C’était bien plus qu’une bergerie
Par Frédérique David
Il est des lieux qui ne se racontent pas, parce qu’ils se vivent. Le Mouton noir était de ceux-là. Un lieu de rassemblement, un lieu de vie, de rire, de rencontres, de souvenirs. Un havre de bonheur, un cocon douillet, un endroit où il faisait bon s’arrêter, se poser, aller à la rencontre de l’autre, retrouver de l’humanité dans un monde devenu trop artificiel. Sur la grande terrasse, tout près de la rivière, ou dans sa chaleur enveloppante, nombreux étaient ceux qui avaient fait du Mouton leur bergerie.
Il est des lieux qu’on imagine éternels, parce qu’on ne peut penser un avenir sans. Le Mouton noir avait imprégné trop de mémoires pour qu’on puisse concevoir un futur duquel il serait effacé. Il allait fêter ses vingt ans. Vingt ans, dans le monde de la restauration, c’est l’âge d’or! Entre temps, de grands noms ont disparu, comme La Sapinière, le Bistro à Champlain, L’eau à la bouche qui jouissaient pourtant de renommées provinciales. Lui, le petit café bistro sans prétention, marquait le temps d’une trace indélébile dans la mémoire collective.
Il est des lieux qui ne s’accommodent plus de noms communs parce qu’ils sont bien plus que ça. « Café », « bistro » ne pouvaient définir l’unicité de l’endroit. Mouton était devenu un nom propre. On en parlait comme d’une personne, d’un chum, de celui qui sait t’écouter, te réconforter, te divertir. On se rejoint au Mouton? C’était le propre des membres du troupeau qui se faisaient plus nombreux et plus fidèles avec le temps. C’était dans le langage quotidien des Val-Davidois et des autres. Nul besoin d’écrire une adresse sur un bout de papier ni d’un GPS. Le Mouton, on ne le cherchait plus parce qu’on l’avait adopté. Son ADN était gravé dans notre mémoire collective.
Des concepteurs uniques
Le Mouton doit son unicité et son humanité à ceux qui l’ont mis au monde. Annie Riendeau et son conjoint Éric Lemieux sont les auteurs de tous ces moments magiques gravés dans les mémoires. Ils sont ceux qui ont transformé le Continent en bergerie, sans autre prétention que créer un lieu de rencontres humaines et d’échanges culturels. Et ils l’ont fait avec brio! Val-David avait toujours figuré sur la carte musicale, avec La Butte à Mathieu et Chez Coco. Les artistes qui se sont succédés sur la micro-scène du Mouton Noir ont fait de ce lieu un incontournable du milieu culturel québécois. Les artistes aimaient y revenir pour l’accueil chaleureux et l’ambiance intimiste. Des soirées avec Mara Tremblay, Half Moon Run, Fred Fortin, Dany Placard, Les Sœurs Boulay, The Barr Brothers et j’en passe sont restées gravées dans de nombreuses mémoires. Passionnés de musique, les propriétaires avaient à cœur de faire découvrir de nouveaux talents et d’offrir une programmation originale et de qualité.
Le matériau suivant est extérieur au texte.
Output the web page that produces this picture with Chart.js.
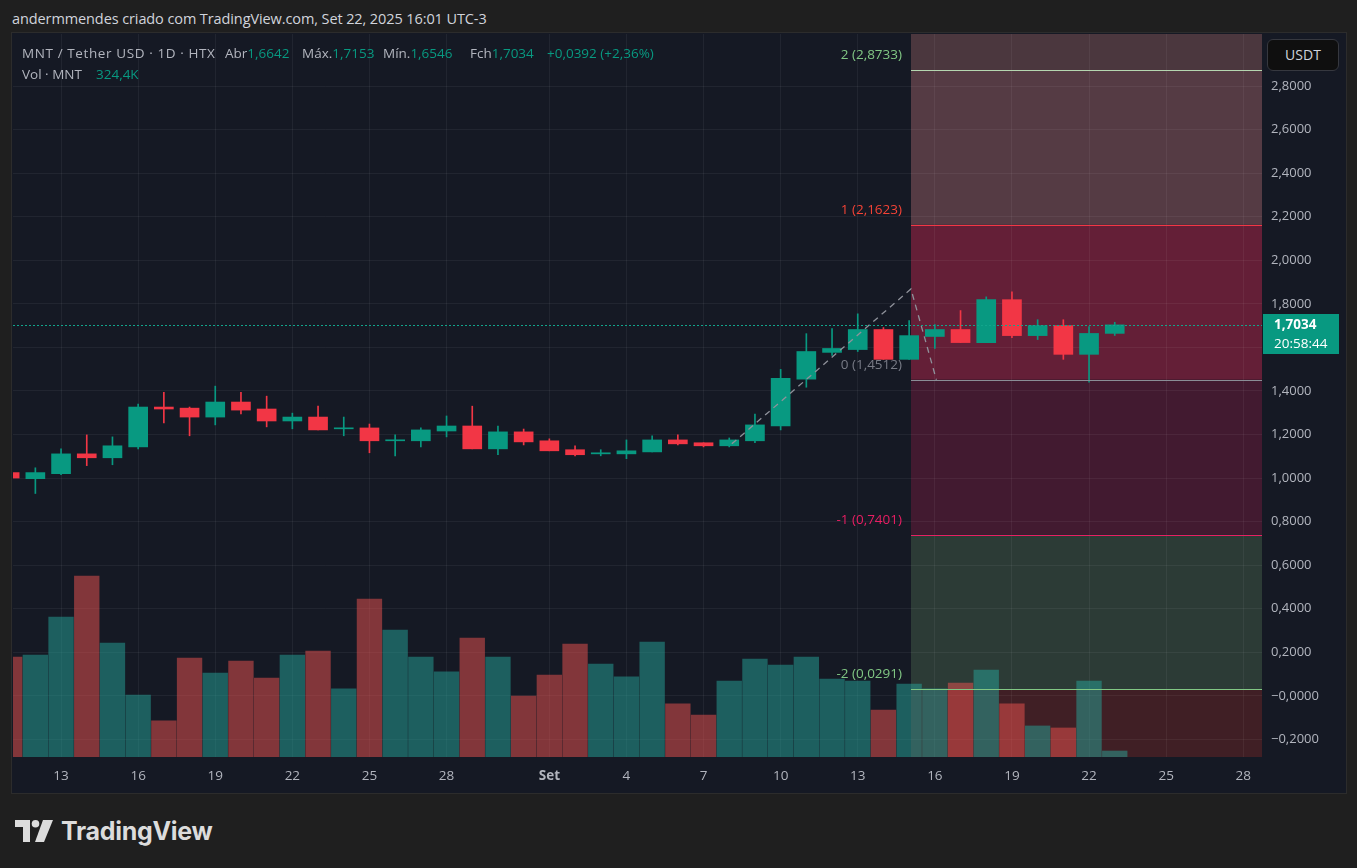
<!DOCTYPE html>
<html>
<head>
<meta charset="utf-8">
<script src="https://cdn.jsdelivr.net/npm/chart.js@4.4.0/dist/chart.umd.min.js"></script>
<style>
  html, body { margin: 0; padding: 0; width: 1357px; height: 868px; overflow: hidden; background: #1f1f1f; font-family: "Open Sans", Roboto, sans-serif; }
  #title { position: absolute; left: 12px; top: 9px; color: #d1d4dc; font-size: 14.5px; letter-spacing: -0.1px; white-space: nowrap; }
  #panel { position: absolute; left: 12px; top: 33px; width: 1334px; height: 760px; background: #151924; box-shadow: 0 0 0 1px #2c2c2c; }
  #chart { position: absolute; left: 0; top: 0; }
  .lg { position: absolute; font-size: 13.5px; white-space: nowrap; color: #b2b5be; line-height: 16px; }
  .up { color: #089981; }
  #usdt { position: absolute; left: 1255px; top: 6px; width: 70px; height: 30px; border: 1px solid #36383f; border-radius: 6px; background: #0f0f0f; color: #d1d4dc; font-size: 14px; line-height: 30px; text-align: center; }
  #logo { position: absolute; left: 15px; top: 818px; height: 26px; display: flex; align-items: center; color: #dcdcdc; }
  #logo span { font-size: 25px; font-weight: 700; margin-left: 8px; letter-spacing: -0.3px; font-family: Inter, Roboto, sans-serif; }
</style>
</head>
<body>
<div id="title">andermmendes criado com TradingView.com, Set 22, 2025 16:01 UTC-3</div>
<div id="panel">
  <canvas id="chart" width="1334" height="760"></canvas>
  <div class="lg" style="left:10px;top:12px;letter-spacing:0.6px">MNT / Tether USD · 1D · HTX</div>
  <div class="lg" style="left:213px;top:12px">Abr<span class="up">1,6642</span></div>
  <div class="lg" style="left:290px;top:12px">Máx.<span class="up">1,7153</span></div>
  <div class="lg" style="left:371px;top:12px">Mín.<span class="up">1,6546</span></div>
  <div class="lg" style="left:458px;top:12px">Fch<span class="up">1,7034</span></div>
  <div class="lg up" style="left:535px;top:12px">+0,0392 (+2,36%)</div>
  <div class="lg" style="left:10px;top:33px">Vol · MNT</div>
  <div class="lg up" style="left:84px;top:33px">324,4K</div>
  <div id="usdt">USDT</div>
</div>
<div id="logo">
  <svg width="38" height="22" viewBox="0 0 38 22"><path fill="#dcdcdc" d="M0 0h15v22H8V7H0z"/><circle fill="#dcdcdc" cx="20.5" cy="3.8" r="3.8"/><path fill="#dcdcdc" d="M28 0h10l-9 22h-9z"/></svg>
  <span>TradingView</span>
</div>
<script>
// dias: 11 ago .. 23 set 2025 (indice = posicao no eixo x)
const dates = ['08-11','08-12','08-13','08-14','08-15','08-16','08-17','08-18','08-19','08-20',
  '08-21','08-22','08-23','08-24','08-25','08-26','08-27','08-28','08-29','08-30','08-31',
  '09-01','09-02','09-03','09-04','09-05','09-06','09-07','09-08','09-09','09-10',
  '09-11','09-12','09-13','09-14','09-15','09-16','09-17','09-18','09-19','09-20',
  '09-21','09-22','09-23'];
const opens  = [1.025,0.997,1.020,1.111,1.093,1.143,1.326,1.321,1.280,1.349,
  1.317,1.262,1.280,1.226,1.230,1.171,1.171,1.216,1.239,1.134,1.212,
  1.171,1.130,1.111,1.111,1.120,1.175,1.162,1.148,1.171,1.239,
  1.454,1.577,1.590,1.682,1.545,1.650,1.682,1.622,1.819,1.654,
  1.700,1.568,1.6642];
const highs  = [1.035,1.047,1.134,1.198,1.189,1.340,1.394,1.326,1.422,1.394,
  1.376,1.298,1.330,1.280,1.248,1.198,1.230,1.285,1.330,1.239,1.225,
  1.180,1.148,1.130,1.175,1.194,1.198,1.162,1.184,1.294,1.499,
  1.663,1.686,1.754,1.691,1.723,1.705,1.769,1.832,1.855,1.727,
  1.727,1.695,1.7153];
const lows   = [0.990,0.929,1.016,1.057,1.061,1.134,1.253,1.194,1.244,1.294,
  1.235,1.226,1.221,1.194,1.116,1.102,1.143,1.189,1.134,1.107,1.152,
  1.125,1.102,1.102,1.089,1.120,1.152,1.143,1.143,1.162,1.221,
  1.417,1.563,1.581,1.545,1.545,1.595,1.622,1.622,1.645,1.636,
  1.545,1.440,1.6546];
const closes = [1.000,1.025,1.111,1.093,1.148,1.326,1.317,1.280,1.349,1.312,
  1.262,1.280,1.221,1.230,1.171,1.175,1.221,1.239,1.134,1.212,1.166,
  1.125,1.107,1.116,1.125,1.175,1.157,1.148,1.175,1.244,1.458,
  1.581,1.595,1.682,1.545,1.654,1.682,1.622,1.819,1.654,1.700,
  1.568,1.664,1.7034];
// volume em milhares de MNT
const volumes = [5400,5510,7570,9790,6160,3350,1950,5350,4540,5190,
  4270,5510,5730,3680,8540,6870,5410,4600,6430,5410,3300,
  4430,6110,5030,4330,6220,2870,2270,4110,5300,4970,
  5410,4220,4110,2540,3950,3680,4000,4700,2870,1680,
  1570,4110,324.4];

const tickDays = [2,5,8,11,14,17,21,24,27,30,33,36,39,42,45,48];
const tickLabels = ['13','16','19','22','25','28','Set','4','7','10','13','16','19','22','25','28'];
const priceTicks = [-0.2,0,0.2,0.4,0.6,0.8,1.0,1.2,1.4,1.6,1.8,2.0,2.2,2.4,2.6,2.8];
const priceTickLabels = ['\u22120,2000','\u22120,0000','0,2000','0,4000','0,6000','0,8000','1,0000','1,2000',
  '1,4000','1,6000','1,8000','2,0000','2,2000','2,4000','2,6000','2,8000'];

// extensao de fibonacci (tres pontos da ferramenta) e niveis
const trendPoints = [{x: 28.1, y: 1.157}, {x: 35.07, y: 1.868}, {x: 36.06, y: 1.4512}];
const fibPrices = [3.3129, 2.8733, 2.1623, 1.4512, 0.7401, 0.0291];
const fibLabels = [null, '2 (2,8733)', '1 (2,1623)', '0 (1,4512)', '-1 (0,7401)', '-2 (0,0291)'];
const lastPrice = 1.7034;
const countdown = '20:58:44';

const UP = '#089981', DOWN = '#f23645';
const bandColors = ['#4b373e', '#553b44', '#641f37', '#421a30', '#2c3b36', '#401f25'];
const lineColors = [null, '#b5d6b0', '#f23645', '#8a8d96', '#e91e63', '#81c784'];
const labelColors = [null, '#81c784', '#f44336', '#787b86', '#e91e63', '#81c784'];
const FONT = '"Open Sans", Roboto, sans-serif';

const isUp = opens.map((o, i) => closes[i] >= o);
const bodies = dates.map((d, i) => ({x: i, y: [Math.min(opens[i], closes[i]), Math.max(opens[i], closes[i])]}));
const wicks = dates.map((d, i) => ({x: i, y: [lows[i], highs[i]]}));
const vols = dates.map((d, i) => ({x: i, y: volumes[i]}));

const fibPlugin = {
  id: 'fib',
  beforeDraw(chart) {
    const {ctx, chartArea: a, scales: {x, y}} = chart;
    const x0 = Math.round(x.getPixelForValue(trendPoints[1].x));
    ctx.save();
    ctx.beginPath();
    ctx.rect(a.left, a.top, a.right - a.left, a.bottom - a.top);
    ctx.clip();
    const bounds = fibPrices.concat([y.min]);
    for (let i = 0; i < bandColors.length; i++) {
      const t = y.getPixelForValue(bounds[i]);
      const b = y.getPixelForValue(bounds[i + 1]);
      ctx.fillStyle = bandColors[i];
      ctx.fillRect(x0, t, a.right - x0, b - t);
    }
    ctx.restore();
  },
  afterDatasetsDraw(chart) {
    const {ctx, chartArea: a, scales: {x, y}} = chart;
    const x0 = Math.round(x.getPixelForValue(trendPoints[1].x));
    ctx.save();
    ctx.font = '13.5px ' + FONT;
    ctx.textAlign = 'right';
    ctx.textBaseline = 'middle';
    for (let i = 1; i < fibPrices.length; i++) {
      const py = Math.round(y.getPixelForValue(fibPrices[i])) + 0.5;
      ctx.strokeStyle = lineColors[i];
      ctx.lineWidth = 1;
      ctx.beginPath();
      ctx.moveTo(x0, py);
      ctx.lineTo(a.right, py);
      ctx.stroke();
      ctx.fillStyle = labelColors[i];
      ctx.fillText(fibLabels[i], x0 - 9, py - 15);
    }
    // linha pontilhada do ultimo preco
    const lp = Math.round(y.getPixelForValue(lastPrice)) + 0.5;
    ctx.strokeStyle = '#12a58c';
    ctx.setLineDash([2, 2]);
    ctx.beginPath();
    ctx.moveTo(a.left, lp);
    ctx.lineTo(a.right, lp);
    ctx.stroke();
    ctx.restore();
  },
  afterDraw(chart) {
    const {ctx, chartArea: a, scales: {y}} = chart;
    const lp = Math.round(y.getPixelForValue(lastPrice));
    ctx.save();
    ctx.fillStyle = UP;
    ctx.fillRect(a.right + 1, lp - 11, 76, 40);
    ctx.fillStyle = '#ffffff';
    ctx.textBaseline = 'middle';
    ctx.textAlign = 'left';
    ctx.font = 'bold 13.5px ' + FONT;
    ctx.fillText(lastPrice.toFixed(4).replace('.', ','), a.right + 12, lp);
    ctx.font = '13.5px ' + FONT;
    ctx.fillText(countdown, a.right + 12, lp + 19);
    ctx.restore();
  }
};

const grid = 'rgba(255,255,255,0.055)';

new Chart(document.getElementById('chart'), {
  data: {
    datasets: [
      {type: 'line', data: trendPoints, borderColor: '#8f929b', borderWidth: 1.3,
        borderDash: [6, 5], pointRadius: 0, order: 0},
      {type: 'bar', data: bodies, backgroundColor: isUp.map(u => u ? UP : DOWN), barThickness: 19,
        minBarLength: 1, grouped: false, borderSkipped: false, order: 1},
      {type: 'bar', data: wicks, backgroundColor: isUp.map(u => u ? UP : DOWN), barThickness: 1,
        grouped: false, borderSkipped: false, order: 2},
      {type: 'bar', data: vols, yAxisID: 'yVol', grouped: false, barThickness: 24.7, order: 3,
        backgroundColor: isUp.map(u => u ? 'rgba(38,166,154,0.5)' : 'rgba(239,83,80,0.5)')}
    ]
  },
  options: {
    responsive: false,
    animation: false,
    events: [],
    layout: {padding: {left: 1, top: 1, right: 0, bottom: 0}},
    plugins: {legend: {display: false}, tooltip: {enabled: false}},
    scales: {
      x: {
        type: 'linear', min: 0.13, max: 48.73, offset: false,
        grid: {color: grid, drawTicks: false, offset: false},
        border: {display: false},
        afterBuildTicks: s => { s.ticks = tickDays.map(v => ({value: v})); },
        afterFit: s => { s.height = 36; s.paddingLeft = 0; s.paddingRight = 0; },
        ticks: {
          autoSkip: false, maxRotation: 0, padding: 11, color: '#b2b5be',
          font: c => ({family: FONT, size: 13.5, weight: tickLabels[c.index] === 'Set' ? 'bold' : 'normal'}),
          callback: (v, i) => tickLabels[i]
        }
      },
      y: {
        type: 'linear', position: 'right', min: -0.281, max: 3.039,
        grid: {color: grid, drawTicks: false},
        border: {display: false},
        afterBuildTicks: s => { s.ticks = priceTicks.map(v => ({value: v})); },
        afterFit: s => { s.width = 84; s.paddingTop = 0; s.paddingBottom = 0; },
        ticks: {
          padding: 9, color: '#b2b5be', font: {family: FONT, size: 13},
          callback: (v, i) => priceTickLabels[i]
        }
      },
      yVol: {type: 'linear', display: false, min: 0, max: 39100}
    }
  },
  plugins: [fibPlugin]
});
</script>
</body>
</html>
Annie Riendeau et ses acolytes féminines tenaient les rênes du mythique Mouton depuis plusieurs années, faisant face à un vent plus fort depuis la pandémie. On le sait, le milieu culturel ne l’a pas eu facile ces dernières années. On a pourtant besoin de ces petites scènes musicales qui nous procurent tant de bonheur et permettent à une relève d’exister. Les flammes ont ravagé ce lieu qu’on avait fait nôtre et les moutons sont désormais sans repère. L’histoire ne dit pas s’il pourra renaitre de ses cendres, mais les espoirs sont là et la communauté tissée serrée du Mouton se mobilise pour que son plancher de danse se remette à vibrer. On ne peut concevoir les Laurentides sans ce lieu devenu emblématique, sans le Mouton chéri de tous, sans ce havre unique d’échanges et d’humanité.